_Written problem_. Don't copy the pictures; return every other part of the records exactly.

_Records_.

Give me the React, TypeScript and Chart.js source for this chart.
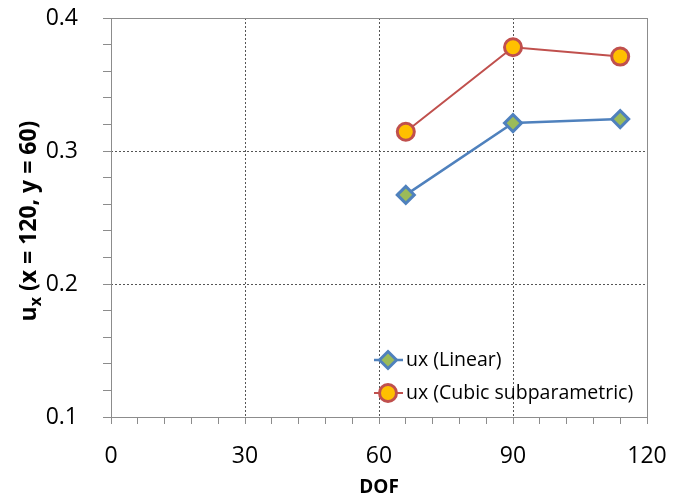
import React, { useEffect, useRef } from "react";
import { Chart, registerables } from "chart.js";

Chart.register(...registerables);

const dofLinear = [66, 90, 114];
const uxLinear = [0.267, 0.321, 0.324];
const dofCubic = [66, 90, 114];
const uxCubic = [0.3145, 0.378, 0.371];
const seriesNames = ["ux (Linear)", "ux (Cubic subparametric)"];
const xTitle = "DOF";
const yTitleMain = "u";
const yTitleSub = "x";
const yTitleRest = " (x = 120, y = 60)";

const FONT = "'Open Sans', 'DejaVu Sans', sans-serif";

const decorPlugin = {
  id: "decor",
  afterDraw(chart: any) {
    const { ctx, chartArea: a } = chart;
    ctx.save();
    // frame
    ctx.strokeStyle = "#8c8c8c";
    ctx.lineWidth = 1;
    ctx.setLineDash([]);
    ctx.strokeRect(Math.round(a.left) + 0.5, Math.round(a.top) + 0.5, Math.round(a.right - a.left), Math.round(a.bottom - a.top));

    // x title
    ctx.fillStyle = "#000";
    ctx.font = `bold 19px ${FONT}`;
    ctx.textAlign = "center";
    ctx.textBaseline = "middle";
    ctx.fillText(xTitle, (a.left + a.right) / 2, 488);

    // y title (rotated, subscript)
    ctx.translate(29, 221);
    ctx.rotate(-Math.PI / 2);
    ctx.font = `bold 23px ${FONT}`;
    const wMain = ctx.measureText(yTitleMain).width;
    const wRest = ctx.measureText(yTitleRest).width;
    ctx.font = `bold 16px ${FONT}`;
    const wSub = ctx.measureText(yTitleSub).width;
    const total = wMain + wSub + wRest;
    let x = -total / 2;
    ctx.textAlign = "left";
    ctx.textBaseline = "alphabetic";
    ctx.font = `bold 23px ${FONT}`;
    ctx.fillText(yTitleMain, x, 7);
    x += wMain;
    ctx.font = `bold 16px ${FONT}`;
    ctx.fillText(yTitleSub, x, 12);
    x += wSub;
    ctx.font = `bold 23px ${FONT}`;
    ctx.fillText(yTitleRest, x, 7);
    ctx.restore();

    // legend
    ctx.save();
    const rows = [360, 393];
    chart.data.datasets.forEach((ds: any, i: number) => {
      const y = rows[i];
      const x0 = 374, x1 = 403, xm = 388;
      ctx.strokeStyle = ds.borderColor;
      ctx.lineWidth = ds.borderWidth;
      ctx.beginPath();
      ctx.moveTo(x0, y);
      ctx.lineTo(x1, y);
      ctx.stroke();
      ctx.fillStyle = ds.pointBackgroundColor;
      ctx.strokeStyle = ds.pointBorderColor;
      ctx.lineWidth = ds.pointBorderWidth;
      ctx.beginPath();
      if (ds.pointStyle === "rectRot") {
        const r = ds.pointRadius;
        ctx.moveTo(xm, y - r);
        ctx.lineTo(xm + r, y);
        ctx.lineTo(xm, y + r);
        ctx.lineTo(xm - r, y);
        ctx.closePath();
      } else {
        ctx.arc(xm, y, ds.pointRadius, 0, Math.PI * 2);
      }
      ctx.fill();
      ctx.stroke();
      ctx.fillStyle = "#000";
      ctx.font = `19.5px ${FONT}`;
      ctx.textAlign = "left";
      ctx.textBaseline = "middle";
      ctx.fillText(ds.label, 406, y);
    });
    ctx.restore();
  },
};

const isMultiple = (v: number, step: number) => Math.abs(v / step - Math.round(v / step)) < 1e-6;

export default function App() {
  const ref = useRef<HTMLCanvasElement>(null);
  useEffect(() => {
    document.body.style.margin = "0";
    const chart = new Chart(ref.current!, {
      type: "line",
      data: {
        datasets: [
          {
            label: seriesNames[0],
            data: dofLinear.map((x, i) => ({ x, y: uxLinear[i] })),
            borderColor: "#4f81bd",
            borderWidth: 2.5,
            pointStyle: "rectRot",
            pointRadius: 8.5,
            pointHoverRadius: 8.5,
            pointBackgroundColor: "#9bbb59",
            pointBorderColor: "#4f81bd",
            pointBorderWidth: 3,
            fill: false,
          },
          {
            label: seriesNames[1],
            data: dofCubic.map((x, i) => ({ x, y: uxCubic[i] })),
            borderColor: "#c0504d",
            borderWidth: 2,
            pointStyle: "circle",
            pointRadius: 8.5,
            pointHoverRadius: 8.5,
            pointBackgroundColor: "#ffc000",
            pointBorderColor: "#c0504d",
            pointBorderWidth: 3,
            fill: false,
          },
        ],
      },
      options: {
        animation: false,
        responsive: false,
        layout: { padding: { left: 0, right: 41, top: 0, bottom: 0 } },
        plugins: { legend: { display: false }, tooltip: { enabled: false } },
        scales: {
          x: {
            type: "linear",
            min: 0,
            max: 120,
            afterFit: (s: any) => { s.height = 84; },
            afterBuildTicks: (s: any) => {
              const t = [];
              for (let v = 0; v <= 120; v += 6) t.push({ value: v });
              s.ticks = t;
            },
            ticks: {
              autoSkip: false,
              maxRotation: 0,
              padding: 21,
              color: "#000",
              font: { family: FONT, size: 23, lineHeight: 1 },
              callback: (v: any) => (isMultiple(Number(v), 30) ? String(v) : ""),
            },
            grid: {
              color: (c: any) => {
                const v = c.tick ? c.tick.value : 0;
                return isMultiple(v, 30) && v > 0 && v < 120 ? "#555" : "rgba(0,0,0,0)";
              },
              tickColor: "#8c8c8c",
              tickLength: 7,
            },
            border: { display: false, dash: [2, 2] },
          },
          y: {
            type: "linear",
            min: 0.1,
            max: 0.4,
            afterFit: (s: any) => {
              s.width = 111;
              s.paddingTop = 18;
              s.paddingBottom = 0;
            },
            afterBuildTicks: (s: any) => {
              const t = [];
              for (let k = 0; k <= 15; k++) t.push({ value: Math.round((0.1 + k * 0.02) * 1000) / 1000 });
              s.ticks = t;
            },
            ticks: {
              autoSkip: false,
              padding: 25,
              color: "#000",
              font: { family: FONT, size: 23, lineHeight: 1 },
              callback: (v: any) => (isMultiple(Number(v), 0.1) ? Number(v).toFixed(1) : ""),
            },
            grid: {
              color: (c: any) => {
                const v = c.tick ? c.tick.value : 0;
                return isMultiple(v, 0.1) && v > 0.1001 && v < 0.3999 ? "#555" : "rgba(0,0,0,0)";
              },
              tickColor: "#8c8c8c",
              tickLength: 8,
            },
            border: { display: false, dash: [2, 2] },
          },
        },
      },
      plugins: [decorPlugin],
    });
    return () => chart.destroy();
  }, []);
  return <canvas ref={ref} width={688} height={501} style={{ display: "block" }} />;
}
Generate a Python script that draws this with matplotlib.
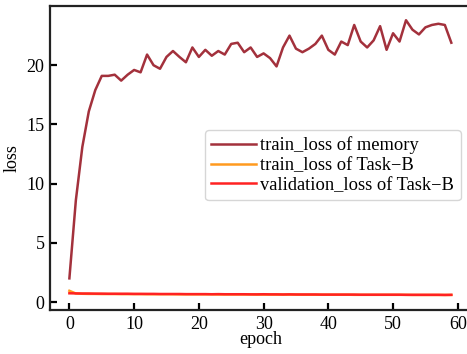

_Result of the exercise_.
Give me the React, TypeScript and Chart.js source for this chart.
import React, { useEffect, useRef } from "react";
import { Chart, registerables } from "chart.js";

Chart.register(...registerables);

const dofLinear = [66, 90, 114];
const uxLinear = [0.267, 0.321, 0.324];
const dofCubic = [66, 90, 114];
const uxCubic = [0.3145, 0.378, 0.371];
const seriesNames = ["ux (Linear)", "ux (Cubic subparametric)"];
const xTitle = "DOF";
const yTitleMain = "u";
const yTitleSub = "x";
const yTitleRest = " (x = 120, y = 60)";

const FONT = "'Open Sans', 'DejaVu Sans', sans-serif";

const decorPlugin = {
  id: "decor",
  afterDraw(chart: any) {
    const { ctx, chartArea: a } = chart;
    ctx.save();
    // frame
    ctx.strokeStyle = "#8c8c8c";
    ctx.lineWidth = 1;
    ctx.setLineDash([]);
    ctx.strokeRect(Math.round(a.left) + 0.5, Math.round(a.top) + 0.5, Math.round(a.right - a.left), Math.round(a.bottom - a.top));

    // x title
    ctx.fillStyle = "#000";
    ctx.font = `bold 19px ${FONT}`;
    ctx.textAlign = "center";
    ctx.textBaseline = "middle";
    ctx.fillText(xTitle, (a.left + a.right) / 2, 488);

    // y title (rotated, subscript)
    ctx.translate(29, 221);
    ctx.rotate(-Math.PI / 2);
    ctx.font = `bold 23px ${FONT}`;
    const wMain = ctx.measureText(yTitleMain).width;
    const wRest = ctx.measureText(yTitleRest).width;
    ctx.font = `bold 16px ${FONT}`;
    const wSub = ctx.measureText(yTitleSub).width;
    const total = wMain + wSub + wRest;
    let x = -total / 2;
    ctx.textAlign = "left";
    ctx.textBaseline = "alphabetic";
    ctx.font = `bold 23px ${FONT}`;
    ctx.fillText(yTitleMain, x, 7);
    x += wMain;
    ctx.font = `bold 16px ${FONT}`;
    ctx.fillText(yTitleSub, x, 12);
    x += wSub;
    ctx.font = `bold 23px ${FONT}`;
    ctx.fillText(yTitleRest, x, 7);
    ctx.restore();

    // legend
    ctx.save();
    const rows = [360, 393];
    chart.data.datasets.forEach((ds: any, i: number) => {
      const y = rows[i];
      const x0 = 374, x1 = 403, xm = 388;
      ctx.strokeStyle = ds.borderColor;
      ctx.lineWidth = ds.borderWidth;
      ctx.beginPath();
      ctx.moveTo(x0, y);
      ctx.lineTo(x1, y);
      ctx.stroke();
      ctx.fillStyle = ds.pointBackgroundColor;
      ctx.strokeStyle = ds.pointBorderColor;
      ctx.lineWidth = ds.pointBorderWidth;
      ctx.beginPath();
      if (ds.pointStyle === "rectRot") {
        const r = ds.pointRadius;
        ctx.moveTo(xm, y - r);
        ctx.lineTo(xm + r, y);
        ctx.lineTo(xm, y + r);
        ctx.lineTo(xm - r, y);
        ctx.closePath();
      } else {
        ctx.arc(xm, y, ds.pointRadius, 0, Math.PI * 2);
      }
      ctx.fill();
      ctx.stroke();
      ctx.fillStyle = "#000";
      ctx.font = `19.5px ${FONT}`;
      ctx.textAlign = "left";
      ctx.textBaseline = "middle";
      ctx.fillText(ds.label, 406, y);
    });
    ctx.restore();
  },
};

const isMultiple = (v: number, step: number) => Math.abs(v / step - Math.round(v / step)) < 1e-6;

export default function App() {
  const ref = useRef<HTMLCanvasElement>(null);
  useEffect(() => {
    document.body.style.margin = "0";
    const chart = new Chart(ref.current!, {
      type: "line",
      data: {
        datasets: [
          {
            label: seriesNames[0],
            data: dofLinear.map((x, i) => ({ x, y: uxLinear[i] })),
            borderColor: "#4f81bd",
            borderWidth: 2.5,
            pointStyle: "rectRot",
            pointRadius: 8.5,
            pointHoverRadius: 8.5,
            pointBackgroundColor: "#9bbb59",
            pointBorderColor: "#4f81bd",
            pointBorderWidth: 3,
            fill: false,
          },
          {
            label: seriesNames[1],
            data: dofCubic.map((x, i) => ({ x, y: uxCubic[i] })),
            borderColor: "#c0504d",
            borderWidth: 2,
            pointStyle: "circle",
            pointRadius: 8.5,
            pointHoverRadius: 8.5,
            pointBackgroundColor: "#ffc000",
            pointBorderColor: "#c0504d",
            pointBorderWidth: 3,
            fill: false,
          },
        ],
      },
      options: {
        animation: false,
        responsive: false,
        layout: { padding: { left: 0, right: 41, top: 0, bottom: 0 } },
        plugins: { legend: { display: false }, tooltip: { enabled: false } },
        scales: {
          x: {
            type: "linear",
            min: 0,
            max: 120,
            afterFit: (s: any) => { s.height = 84; },
            afterBuildTicks: (s: any) => {
              const t = [];
              for (let v = 0; v <= 120; v += 6) t.push({ value: v });
              s.ticks = t;
            },
            ticks: {
              autoSkip: false,
              maxRotation: 0,
              padding: 21,
              color: "#000",
              font: { family: FONT, size: 23, lineHeight: 1 },
              callback: (v: any) => (isMultiple(Number(v), 30) ? String(v) : ""),
            },
            grid: {
              color: (c: any) => {
                const v = c.tick ? c.tick.value : 0;
                return isMultiple(v, 30) && v > 0 && v < 120 ? "#555" : "rgba(0,0,0,0)";
              },
              tickColor: "#8c8c8c",
              tickLength: 7,
            },
            border: { display: false, dash: [2, 2] },
          },
          y: {
            type: "linear",
            min: 0.1,
            max: 0.4,
            afterFit: (s: any) => {
              s.width = 111;
              s.paddingTop = 18;
              s.paddingBottom = 0;
            },
            afterBuildTicks: (s: any) => {
              const t = [];
              for (let k = 0; k <= 15; k++) t.push({ value: Math.round((0.1 + k * 0.02) * 1000) / 1000 });
              s.ticks = t;
            },
            ticks: {
              autoSkip: false,
              padding: 25,
              color: "#000",
              font: { family: FONT, size: 23, lineHeight: 1 },
              callback: (v: any) => (isMultiple(Number(v), 0.1) ? Number(v).toFixed(1) : ""),
            },
            grid: {
              color: (c: any) => {
                const v = c.tick ? c.tick.value : 0;
                return isMultiple(v, 0.1) && v > 0.1001 && v < 0.3999 ? "#555" : "rgba(0,0,0,0)";
              },
              tickColor: "#8c8c8c",
              tickLength: 8,
            },
            border: { display: false, dash: [2, 2] },
          },
        },
      },
      plugins: [decorPlugin],
    });
    return () => chart.destroy();
  }, []);
  return <canvas ref={ref} width={688} height={501} style={{ display: "block" }} />;
}
Generate a Python script that draws this with matplotlib.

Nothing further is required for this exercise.